Should This Brightline ‘Conflict of Interest’ Be Allowed to Stand?

Did the rail service get approval too fast?

By Nancy Smith of Sunshine State News

It sure helps when the board chairman of an agency charged with deciding whether your environmental impact plan meets muster is also your bought-and-paid-for consultant. So, approval worked out very nicely, thank you, for All Aboard Florida/Brightline.

It took less than 20 minutes Tuesday — less than the time it takes most people to break for a morning coffee — for Orange County commissioners to approve the environmental impact for the planned rail service’s 22 miles of right of way through wetlands between the county line and Orlando International Airport.

All Brightline had to do was agree to convert 100-plus wetlands acres along the beachline, mitigating the loss of fragile environment by buying additional lands, then deeding them over to the county conservation district.

The key to Brightline’s success? It was John Miklos, who represented All Aboard Florida in front of the commission, in his capacity as president of the private environmental firm, Bio-Tech Consulting.

Getting that kind lightning action out of your county commissioners … now, that’s one damn-good consultant, you say.

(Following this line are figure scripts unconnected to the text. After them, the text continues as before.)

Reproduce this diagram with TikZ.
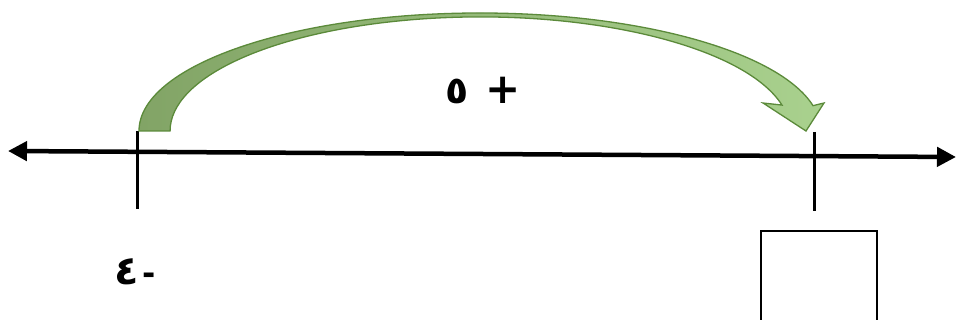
\documentclass[tikz,border=0pt]{standalone}
\usepackage{fontspec}
\newfontfamily\arabicfont[Script=Arabic]{DejaVu Sans}
\TeXXeTstate=1
\usetikzlibrary{arrows.meta,calc,positioning}
\definecolor{leafdark}{HTML}{82A466}
\definecolor{leaflight}{HTML}{A9D18E}
\definecolor{leafline}{HTML}{5B8A3A}
\tikzstyle{axisline}=[line width=4.5pt,{Triangle[length=19pt,width=19pt]}-{Triangle[length=19pt,width=19pt]}]
\tikzstyle{tick}=[line width=3pt]
\tikzstyle{jump}=[draw=leafline,line width=1.3pt,left color=leafdark,right color=leaflight,line join=miter]
\tikzstyle{answer}=[draw,line width=2pt,minimum width=116pt,minimum height=100pt,inner sep=0pt]
\tikzstyle{numlabel}=[font=\arabicfont\bfseries\fontsize{32}{36}\selectfont,inner sep=0pt]

\begin{document}
\begin{tikzpicture}[x=1pt,y=1pt]
\useasboundingbox (0,0) rectangle (958,320);
\coordinate (L) at (8,169);
\coordinate (R) at (956,163);
\draw[axisline] (L) -- (R);
\foreach \n/\x/\yt/\yb in {a/137/189/111,b/814/188/109}{
  \coordinate (\n top) at (\x,\yt);
  \coordinate (\n bot) at (\x,\yb);
  \draw[tick] (\n top) -- (\n bot);
}
\draw[jump] (139,189) arc[start angle=180,end angle=12.4,x radius=341,y radius=118]
  -- (824,217) -- (806,189) -- (763,217) -- (782,214.9)
  arc[start angle=13.1,end angle=180,x radius=310,y radius=114] -- cycle;
\node[numlabel] (step) at (483,229) {\beginR\mbox{\fontsize{42}{44}\selectfont+}\kern16pt\mbox{\fontsize{38}{40}\selectfont٥}\endR};
\node[numlabel] (start) at (135,48) {\beginR\mbox{-}\kern4pt\mbox{\fontsize{40}{42}\selectfont٤}\endR};
\node[answer] (box) at (819,39) {};
\end{tikzpicture}
\end{document}
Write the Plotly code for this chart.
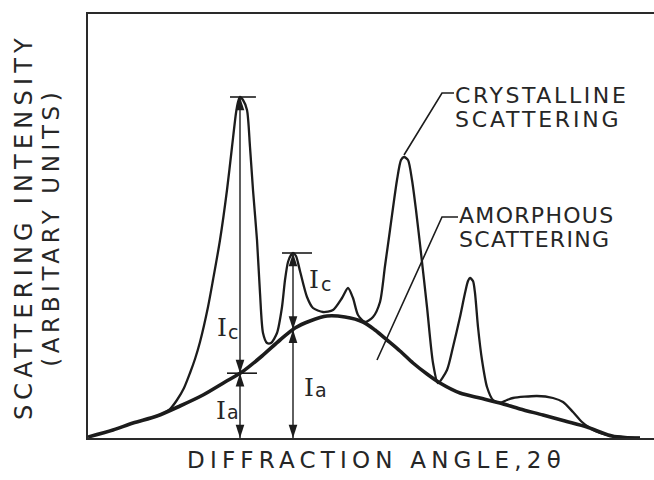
import numpy as np
import plotly.graph_objects as go

# ---------------- data (arbitrary units) ----------------
# amorphous halo
amor_x = [0, 25, 45, 69, 92, 115, 137, 154, 174, 192, 207, 222, 239, 257, 275, 287,
          299, 312, 325, 339, 352, 372, 392, 412, 432, 455, 477, 499, 512, 524, 537, 552]
amor_y = [1, 8, 15, 22, 32, 43, 56, 66, 82, 98, 110, 117, 122, 121, 116, 108,
          98, 87, 75, 64, 55, 45, 40, 35, 29, 23, 17, 11, 6, 2, 0.5, 0]

# total (crystalline + amorphous) scattering
cryst_x = [69, 76, 82, 89, 96, 102, 107, 112, 120, 125, 132, 139, 144, 148, 150, 152, 155,
           159, 162, 165, 169, 172, 175, 179, 183, 189, 194, 197, 200, 203, 205, 208, 212,
           219, 225, 235, 245, 254, 260, 265, 270, 277, 285, 292, 297, 302, 309, 313, 316,
           320, 324, 328, 333, 339, 345, 350, 359, 365, 372, 377, 380, 382, 385, 387, 390,
           394, 399, 405, 412, 419, 425, 449, 465, 475, 485, 494, 502, 512, 524, 537, 552]
cryst_y = [22, 25, 29, 38, 50, 65, 79, 96, 131, 158, 198, 248, 291, 325, 336, 341, 338,
           328, 291, 248, 198, 145, 105, 95, 95, 105, 131, 158, 176, 183, 185, 182, 167,
           141, 130, 126, 128, 140, 150, 140, 123, 116, 121, 136, 172, 208, 258, 278, 281,
           278, 258, 228, 185, 131, 75, 55, 68, 91, 121, 145, 157, 160, 157, 145, 111,
           78, 51, 38, 35, 38, 40, 42, 40, 36, 26, 16, 10, 5, 2, 0.5, 0]

# positions of the two measured reflections
dim_x = [152, 205]

X_LABEL = "DIFFRACTION ANGLE,2θ"
Y_LABEL_1 = "SCATTERING INTENSITY"
Y_LABEL_2 = "(ARBITARY UNITS)"

# ---------------- derived ----------------
dim_top = [float(np.interp(d, cryst_x, cryst_y)) for d in dim_x]
dim_mid = [float(np.interp(d, amor_x, amor_y)) for d in dim_x]

INK = "#1c1c1c"
TXT = "#262626"
FONT = "DejaVu Sans"
SERIF = "DejaVu Serif"

fig = go.Figure()

# vertical dimension lines
for d, t in zip(dim_x, dim_top):
    fig.add_trace(go.Scatter(x=[d, d], y=[0, t], mode="lines",
                             line=dict(color=INK, width=1.4), hoverinfo="skip",
                             showlegend=False))

fig.add_trace(go.Scatter(x=cryst_x, y=cryst_y, mode="lines",
                         line=dict(color=INK, width=2.3, shape="spline", smoothing=0.7),
                         showlegend=False, name="crystalline"))
fig.add_trace(go.Scatter(x=amor_x, y=amor_y, mode="lines",
                         line=dict(color=INK, width=3.6, shape="spline", smoothing=0.8),
                         showlegend=False, name="amorphous"))

# arrow heads of the dimension lines
ax_, ay_, ang = [], [], []
for d, t, m in zip(dim_x, dim_top, dim_mid):
    ax_ += [d, d, d, d]
    ay_ += [t, m, m, 0]
    ang += [0, 180, 0, 180]
fig.add_trace(go.Scatter(x=ax_, y=ay_, mode="markers", cliponaxis=False,
                         marker=dict(symbol="arrow", angle=ang, size=14, color=INK,
                                     line=dict(width=0)),
                         hoverinfo="skip", showlegend=False))

shapes = []
# caps at peak tops
cap_ext = [(-10, 16), (-11, 19)]
for d, t, (a, b) in zip(dim_x, dim_top, cap_ext):
    shapes.append(dict(type="line", xref="x", yref="y", x0=d + a, x1=d + b, y0=t, y1=t,
                       line=dict(color=INK, width=1.6)))
# tick at first intersection
shapes.append(dict(type="line", xref="x", yref="y", x0=dim_x[0] - 13, x1=dim_x[0] + 17,
                   y0=dim_mid[0], y1=dim_mid[0], line=dict(color=INK, width=1.6)))
# leader lines
shapes.append(dict(type="path", xref="x", yref="y",
                   path="M 366,345 L 354,345 L 316,283", line=dict(color=INK, width=1.6)))
shapes.append(dict(type="path", xref="x", yref="y",
                   path="M 370,221 L 354,221 L 289,78", line=dict(color=INK, width=1.6)))

ann = []
def lab(text, x, y, size=22, xanchor="left", font=FONT):
    ann.append(dict(text=text, x=x, y=y, xref="x", yref="y", showarrow=False,
                    xanchor=xanchor, yanchor="middle", borderpad=0,
                    align=xanchor if xanchor != "center" else "center",
                    font=dict(family=font, size=size, color=TXT)))

lab("CRYSTALLINE", 366, 343)
lab("SCATTERING", 366, 319)
lab("AMORPHOUS", 370, 223)
lab("SCATTERING", 370, 199)

# I_c / I_a labels (capital I with a small lowered letter)
lab("I", 134, 111, size=25, xanchor="center", font=SERIF)
lab("c", 145, 106, size=19, xanchor="center")
lab("I", 133, 28, size=25, xanchor="center", font=SERIF)
lab("a", 144.5, 26, size=19, xanchor="center")
lab("I", 226, 159, size=25, xanchor="center", font=SERIF)
lab("c", 237.5, 154, size=19, xanchor="center")
lab("I", 221, 51, size=25, xanchor="center", font=SERIF)
lab("a", 233, 48, size=19, xanchor="center")

ann.append(dict(text=X_LABEL, x=0.5106, y=-0.052, xref="paper", yref="paper",
                showarrow=False, xanchor="center", yanchor="middle",
                font=dict(family=FONT, size=23, color=TXT)))
ann.append(dict(text=Y_LABEL_1, x=-0.113, y=0.4976, xref="paper", yref="paper",
                showarrow=False, xanchor="center", yanchor="middle", textangle=-90,
                font=dict(family=FONT, size=24, color=TXT)))
ann.append(dict(text=Y_LABEL_2, x=-0.0654, y=0.4976, xref="paper", yref="paper",
                showarrow=False, xanchor="center", yanchor="middle", textangle=-90,
                font=dict(family=FONT, size=23, color=TXT)))

fig.update_layout(
    width=654, height=480,
    margin=dict(l=88, r=0, t=14, b=42),
    paper_bgcolor="white", plot_bgcolor="white",
    shapes=shapes, annotations=ann,
    xaxis=dict(range=[0, 566], showgrid=False, zeroline=False, showticklabels=False,
               ticks="", showline=True, mirror=True, linecolor="#2a2a2a", linewidth=2),
    yaxis=dict(range=[0, 424], showgrid=False, zeroline=False, showticklabels=False,
               ticks="", showline=True, mirror=False, linecolor="#2a2a2a", linewidth=2),
)

post = """
document.body.style.margin = '0';
var gd = document.getElementById('{plot_id}');
var sp = [['DIFFRACTION', ['5.2px']], ['SCATTERING INTENSITY', ['5.2px']], ['(ARBITARY', ['4.6px']],
          ['CRYSTALLINE', ['2.6px']], ['AMORPHOUS', ['1.3px']], ['SCATTERING', ['2.8px', '1.3px']]];
var seen = {};
gd.querySelectorAll('text.annotation-text').forEach(function(t){
  var s = t.textContent;
  for (var i = 0; i < sp.length; i++) {
    if (s.indexOf(sp[i][0]) === 0) {
      var k = sp[i][0]; var n = seen[k] || 0; seen[k] = n + 1;
      var arr = sp[i][1];
      t.style.letterSpacing = arr[Math.min(n, arr.length - 1)];
      break;
    }
  }
});
"""

fig.write_html("out.html", post_script=post, config={"displayModeBar": False})
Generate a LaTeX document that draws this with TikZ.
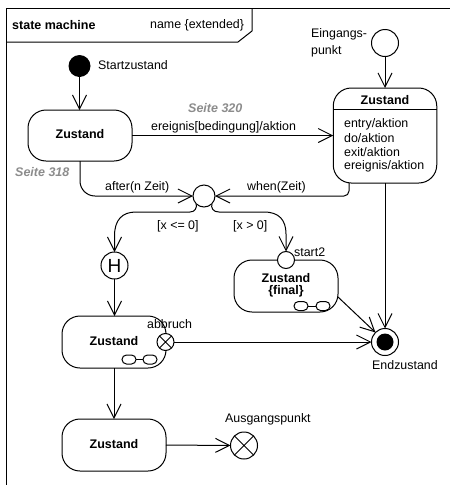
\documentclass[tikz,border=0pt]{standalone}
\usepackage{fontspec}
\setmainfont{Liberation Sans}
\usetikzlibrary{arrows.meta,positioning,calc}
\tikzset{
  x=1pt,y=-1pt,
  lw/.style={line width=1pt,black},
  tr/.style={lw,-{Straight Barb[length=14pt,width=14pt,line width=1pt]}},
  state/.style={lw,draw,fill=white,rectangle,rounded corners=18pt,inner sep=0pt,outer sep=0pt,minimum width=104pt,minimum height=52pt,align=center},
  big/.style={lw,draw,fill=white,circle,inner sep=0pt,outer sep=0pt,minimum size=27pt},
  small/.style={lw,draw,fill=white,circle,inner sep=0pt,outer sep=0pt,minimum size=17pt},
  txt/.style={font=\fontsize{12.4}{13.5}\selectfont,inner sep=0pt,text=black},
  btxt/.style={font=\fontsize{12.5}{13.5}\selectfont\bfseries,inner sep=0pt,text=black,align=center},
  seite/.style={font=\fontsize{12.5}{14}\selectfont\bfseries\itshape,inner sep=0pt,text=black!45},
  capsule/.style={lw,draw,fill=white,rectangle,rounded corners=4.5pt,inner sep=0pt,outer sep=0pt,minimum width=14pt,minimum height=9pt},
}
\begin{document}
\begin{tikzpicture}
\useasboundingbox (0,0) rectangle (450,485);
\fill[white] (0,0) rectangle (450,485);
% frame
\draw[lw] (6,485) -- (6,8) -- (450,8);
\draw[lw] (6,42) -- (238,42) -- (252,31) -- (252,8);
\node[btxt,anchor=west] (fname) at (12,25) {state machine};
\node[txt,anchor=west] (fext) at (150,25) {name \{extended\}};
% states
\node[state,minimum height=51pt] (s1) at (80,135.5) {};
\node[btxt] (s1t) at (80,134) {Zustand};
\node[state,minimum width=103.5pt,minimum height=95pt] (s2) at (385,135.5) {};
\node[btxt] (s2t) at (385,100) {Zustand};
\draw[lw] (s2.west |- 0,109.5) coordinate (s2l) -- (s2.east |- 0,109.5) coordinate (s2r);
\node[txt,anchor=west] (e1) at (344,124.5) {entry/aktion};
\node[txt,anchor=west] (e2) at (344,138) {do/aktion};
\node[txt,anchor=west] (e3) at (344,152) {exit/aktion};
\node[txt,anchor=west] (e4) at (344,166) {ereignis/aktion};
\node[state] (s3) at (286,286) {};
\node[btxt] (s3t) at (286,278) {Zustand};
\node[btxt] (s3u) at (286,291.5) {\{final\}};
\node[state] (s4) at (114,342) {};
\node[btxt] (s4t) at (114,341) {Zustand};
\node[state] (s5) at (114,445) {};
\node[btxt] (s5t) at (114,444) {Zustand};
% composite icons
\node[capsule] (c1) at (301,306) {};
\node[capsule] (c2) at (323,306) {};
\draw[lw] (c1) -- (c2);
\node[capsule] (c3) at (129,359.5) {};
\node[capsule] (c4) at (150,359.5) {};
\draw[lw] (c3) -- (c4);
% pseudostates
\node[circle,fill=black,inner sep=0pt,minimum size=22pt] (start) at (79.5,66) {};
\node[big] (entry) at (385,43) {};
\node[circle,lw,draw,fill=white,inner sep=0pt,outer sep=0pt,minimum size=22pt] (ch) at (204,196) {};
\node[big,font=\fontsize{19}{20}\selectfont] (h) at (114.5,265.5) {H};
\node[small] (st2) at (286,260) {};
\node[small] (ab) at (165.5,342) {};
\draw[lw] (ab.north west) -- (ab.south east) (ab.north east) -- (ab.south west);
\node[big] (end) at (385,342) {};
\node[circle,fill=black,inner sep=0pt,minimum size=17pt] (endin) at (385,342) {};
\node[big] (ex) at (244,445.5) {};
\draw[lw] (ex.north west) -- (ex.south east) (ex.north east) -- (ex.south west);
% transitions
\draw[tr] (start) -- (s1.north -| start);
\draw[tr] (entry) -- (s2.north -| entry);
\draw[tr] (s1.east) -- (s2.west);
\draw[tr,rounded corners=15pt] (s1.south) |- (ch.west);
\coordinate (whenup) at (349,183);
\draw[tr,rounded corners=5pt] (whenup) |- (ch.east);
\coordinate (cl1) at (190,212);
\coordinate (cl2) at (136,212);
\coordinate (cr1) at (219,212);
\coordinate (cr2) at (264,212);
\draw[tr] (ch.south west) .. controls (197,208) and (195,212) .. (cl1) -- (cl2) .. controls (122,212) and (114.5,220) .. (114.5,236) -- (h.north);
\draw[tr] (ch.south east) .. controls (211,208) and (213,212) .. (cr1) -- (cr2) .. controls (279,212) and (286,220) .. (286,234) -- (st2.north);
\draw[tr] (h.south) -- (s4.north -| h);
\draw[tr] (s4.south) -- (s5.north);
\draw[tr] (s5.east) -- (ex.west);
\draw[tr] (ab.east) -- (end.west);
\draw[tr] (s2.south -| end) -- (end.north);
\coordinate (s3out) at (338,297);
\draw[tr] (s3out) -- (end.north west);
% labels
\node[txt,anchor=west] (lstart) at (98,65) {Startzustand};
\node[txt,anchor=west] (lein1) at (311,34) {Eingangs-};
\node[txt,anchor=west] (lein2) at (311,51) {punkt};
\node[seite,anchor=west] (ls320) at (188,108) {Seite 320};
\node[txt,anchor=west] (lev) at (151,127) {ereignis[bedingung]/aktion};
\node[seite,anchor=west] (ls318) at (15,172) {Seite 318};
\node[txt,anchor=west] (laf) at (105,187) {after(n Zeit)};
\node[txt,anchor=west] (lwh) at (247,187) {when(Zeit)};
\node[txt,anchor=west] (lx1) at (157,226) {[x <= 0]};
\node[txt,anchor=west] (lx2) at (233,226) {[x > 0]};
\node[txt,anchor=west] (lst2) at (294,252) {start2};
\node[txt,anchor=west] (lab) at (147,324) {abbruch};
\node[txt,anchor=west] (lend) at (372,365) {Endzustand};
\node[txt,anchor=west] (laus) at (225,419) {Ausgangspunkt};
\end{tikzpicture}
\end{document}
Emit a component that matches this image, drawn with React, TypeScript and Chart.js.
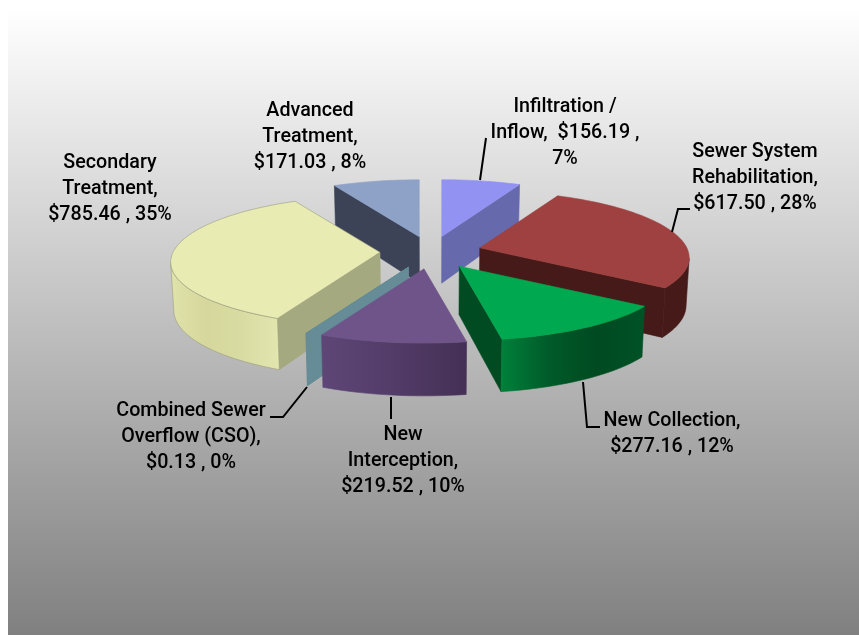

But what few people realized — except county commissioners who kept mum and WFTV-9’s Christopher Heath who did not — was that Miklos is also the appointed head of the St. John’s River Water Management District. That’s the state regulatory board with oversight over Central Florida’s water — the same state board that reviewed the project.

Nice job exposing this one, Christopher Heath. Not that the Florida Commission on Ethics folks are clutching their pearls over what seems to me is a clear ethics breach. Miklos has a history of conflicts of interest. In 2016 he was hauled before the commission, reported for working as a consultant for the city of DeBary while the city tried to make a land deal with the SJWMD. But he wriggled off the hook when notoriously forgiving ethics commissioners found no probable cause.

After Tuesday’s meeting, Heath tried to interview Miklos for clarification about his role as consultant and the District’s role as the environmental impact plan’s deciding agency. But he declined.

At least the SJWMD staff issued a statement for WFTV-9 viewers: “The district reviewed their application for an environmental resource permit. An environmental resource permit does not go to the governing board. It’s reviewed and issued by staff.”

And, of course, staff is never influenced by the chairman of the board.

Imagine Brightline trying to pull a stunt like this in Martin County, where angry citizens defend outsized puddles as never-ever-to-be-disturbed wetlands.

Orange County citizens, no matter how much you look forward to your first promised Brightline ride in 2021, it’s OK to be outraged.

You’ve just been disrespected by a sham of a process that ought to be in place to protect your interests and the state’s laws.

Maybe somebody will lodge a conflict-of-interest complaint and this time the Commission on Ethics will take a closer look at double-duty chairman-consultant John Miklos.